The prospect of a US/UK trade deal also needs to be put into perspective. It is important that Britain strikes a strong, beneficial agreement with the United States, but if the American election taught us anything, it is that there’s a difference between what Mr Trump says and what he does.

Writing in The Herald today, Professor Phillips O’Brien of the University of St Andrews, says Mr Trump’s team will approach any deal with the UK from the point of view of US self-interest and will have an upper hand from the start because of the economic imbalance between the two countries – US/UK trade is a big part of British commerce but a small part of America’s. The bottom line is America needs the deal much less than Britain does.

The reason Britain needs the kudos of a good deal is because Theresa May’s strategy is that Britain will leave the EU and “embrace the world”. Her speech today – the first real indication of the direction of travel after months of vagueness – is about building, as she puts it, an independent, global Britain – in other words, a Britain that is unequivocally out of the EU. She does not want a partial or associate membership of the European Union or anything that leaves us half-in, half-out. She wants out. She wants a hard Brexit.

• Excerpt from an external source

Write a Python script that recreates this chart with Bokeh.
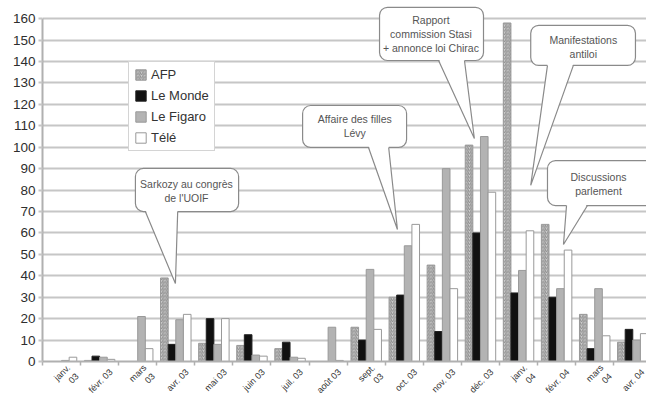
import math
import numpy as np
from bokeh.plotting import figure
from bokeh.models import Range1d, FixedTicker, ColumnDataSource, Legend, LegendItem
from bokeh.transform import dodge
from bokeh.embed import file_html
from bokeh.resources import INLINE
from bokeh.core.properties import value

# ---- data ----
months = ["janv.\n03", "févr. 03", "mars\n03", "avr. 03", "mai 03", "juin 03", "juil. 03",
          "août 03", "sept.\n03", "oct. 03", "nov. 03", "déc. 03", "janv.\n04",
          "févr. 04", "mars\n04", "avr. 04"]
afp = [0, 0.5, 0, 39, 8.5, 7.5, 6, 0, 16, 30, 45, 101, 158, 64, 22, 9]
le_monde = [0, 2.5, 0, 8, 20, 12.5, 9, 0, 10, 31, 14, 60, 32, 30, 6, 15]
le_figaro = [0.5, 2, 21, 19.5, 8, 3, 2, 16, 43, 54, 90, 105, 42.5, 34, 34, 10]
tele = [2, 1, 6, 22, 20, 2.5, 1.5, 0.5, 15, 64, 34, 79, 61, 52, 12, 13]
y_ticks = list(range(0, 161, 10))

# callouts (annotation positions in data units)
callout_text = ["Sarkozy au congrès\nde l'UOIF", "Affaire des filles\nLévy",
                "Rapport\ncommission Stasi\n+ annonce loi Chirac",
                "Manifestations\nantiloi", "Discussions\nparlement"]
box_left = [2.44, 6.83, 8.85, 12.82, 13.26]
box_right = [5.15, 9.56, 11.58, 15.57, 16.10]
box_top = [90.1, 119.5, 165.3, 156.9, 93.8]
box_bottom = [70.0, 99.9, 140.5, 138.2, 72.8]
text_x = [3.78, 8.2, 10.2, 14.2, 14.6]
text_y = [79.6, 110.0, 152.8, 146.8, 82.9]
tail_l = [2.70, 8.56, 10.40, 13.26, 13.76]
tail_r = [3.55, 9.09, 11.08, 13.94, 14.31]
tip_x = [3.49, 9.32, 11.34, 12.82, 13.68]
tip_y = [36.4, 61.6, 104.1, 82.2, 54.6]

FONT = "Liberation Sans"

idx = np.arange(len(months)) + 0.5
src = ColumnDataSource(dict(idx=idx, afp=afp, monde=le_monde, figaro=le_figaro, tele=tele))

p = figure(frame_width=604, frame_height=361,
           x_range=Range1d(0, 15.86), y_range=Range1d(0, 168.5),
           output_backend="svg", toolbar_location=None,
           min_border_left=42, min_border_right=0, min_border_top=0, min_border_bottom=35)
p.outline_line_color = None
p.background_fill_color = "white"
p.border_fill_color = "white"

# grid
p.xgrid.visible = False
p.ygrid.ticker = FixedTicker(ticks=y_ticks)
p.ygrid.grid_line_color = "#c6c6c6"
p.ygrid.grid_line_width = 2

# y axis
p.yaxis.ticker = FixedTicker(ticks=y_ticks)
p.yaxis.bounds = (0, 160)
p.yaxis.axis_line_color = "#b0b0b0"
p.yaxis.axis_line_width = 2
p.yaxis.major_tick_out = 4
p.yaxis.major_tick_in = 0
p.yaxis.major_tick_line_color = "#c6c6c6"
p.yaxis.major_tick_line_width = 2
p.yaxis.minor_tick_line_color = None
p.yaxis.major_label_text_font = FONT
p.yaxis.major_label_text_font_size = "13.5px"
p.yaxis.major_label_text_color = "#2e2e2e"
p.yaxis.major_label_standoff = 3

# x axis (labels sit slightly right of the group centre, as in the original)
label_pos = [round(float(v) + 0.3, 2) for v in idx]
bounds = [float(i) for i in range(len(months) + 1)]
p.xaxis.ticker = FixedTicker(ticks=label_pos, minor_ticks=bounds)
p.xaxis.major_label_overrides = {c: m for c, m in zip(label_pos, months)}
p.xaxis.major_label_orientation = math.pi / 4
p.xaxis.major_label_text_font = FONT
p.xaxis.major_label_text_font_size = "9px"
p.xaxis.major_label_text_color = "#333333"
p.xaxis.major_label_standoff = 3
p.xaxis.axis_line_color = "#b0b0b0"
p.xaxis.axis_line_width = 2
p.xaxis.major_tick_line_color = None
p.xaxis.minor_tick_out = 4
p.xaxis.minor_tick_in = 0
p.xaxis.minor_tick_line_color = "#b0b0b0"
p.xaxis.minor_tick_line_width = 1.5

# bars
w = 0.2
r_afp = p.vbar(x=dodge("idx", -0.3, range=p.x_range), top="afp", width=w, source=src,
               fill_color="#cfcfcf", line_color="#999999", line_width=1,
               hatch_pattern="right_diagonal_line", hatch_color="#8c8c8c",
               hatch_scale=3.5, hatch_weight=1)
r_monde = p.vbar(x=dodge("idx", -0.1, range=p.x_range), top="monde", width=w, source=src,
                 fill_color="#111111", line_color="#222222", line_width=1)
r_fig = p.vbar(x=dodge("idx", 0.1, range=p.x_range), top="figaro", width=w, source=src,
               fill_color="#b3b3b3", line_color="#999999", line_width=1)
r_tele = p.vbar(x=dodge("idx", 0.3, range=p.x_range), top="tele", width=w, source=src,
                fill_color="white", line_color="#999999", line_width=1)

# callouts
csrc = ColumnDataSource(dict(left=box_left, right=box_right, top=box_top, bottom=box_bottom))
p.quad(left="left", right="right", top="top", bottom="bottom", source=csrc,
       fill_color="white", line_color="#8a8a8a", line_width=1.2, border_radius=8)
tail_xs = [[a, tx, b] for a, tx, b in zip(tail_l, tip_x, tail_r)]
tail_ys_fill = [[bt + 0.9, ty, bt + 0.9] for bt, ty in zip(box_bottom, tip_y)]
tail_ys = [[bt, ty, bt] for bt, ty in zip(box_bottom, tip_y)]
p.patches(xs=tail_xs, ys=tail_ys_fill, fill_color="white", line_color=None)
p.multi_line(xs=tail_xs, ys=tail_ys, line_color="#8a8a8a", line_width=1.2)
p.text(x=text_x, y=text_y, text=callout_text, text_align="center", text_baseline="middle",
       text_font=value(FONT), text_font_size="10.5px", text_color="#555555",
       text_line_height=1.15)

legend = Legend(items=[LegendItem(label="AFP", renderers=[r_afp]),
                       LegendItem(label="Le Monde", renderers=[r_monde]),
                       LegendItem(label="Le Figaro", renderers=[r_fig]),
                       LegendItem(label="Télé", renderers=[r_tele])],
                location=(86, 210))
legend.border_line_color = "#aaaaaa"
legend.border_line_width = 1.5
legend.background_fill_color = "white"
legend.background_fill_alpha = 1
legend.label_text_font = FONT
legend.label_text_font_size = "13px"
legend.label_text_color = "#333333"
legend.glyph_width = 13
legend.glyph_height = 13
legend.label_height = 13
legend.spacing = 6
legend.padding = 5
legend.margin = 0
legend.label_standoff = 4
p.add_layout(legend)

open("out.html", "w").write(file_html(p, INLINE))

Mrs May also appears willing to accept the disastrous economic consequences of hard Brexit because the be all and end all of her strategy is control over immigration. As for the constitutional consequences, the PM is backing the Scottish Government into a position that makes it extremely hard, if not impossible, for it to achieve its aim of retaining some of its relationship with the EU. The EU expert Kirsty Hughes believes the aim of keeping Scotland in the single market cannot work in practice if the UK leaves; she also points out that were Scotland to join EFTA as the Scottish Government would like, it could not also be a member of the customs union.

On the face of it at least, the Scottish Government still believes its plan could work and has reiterated that the Prime Minister has promised the give the proposals serious consideration. But Mrs May’s speech tells a different story. The UK is heading for a hard Brexit, which Donald Trump reassures us will be great. All the signs are that it will be exactly the opposite.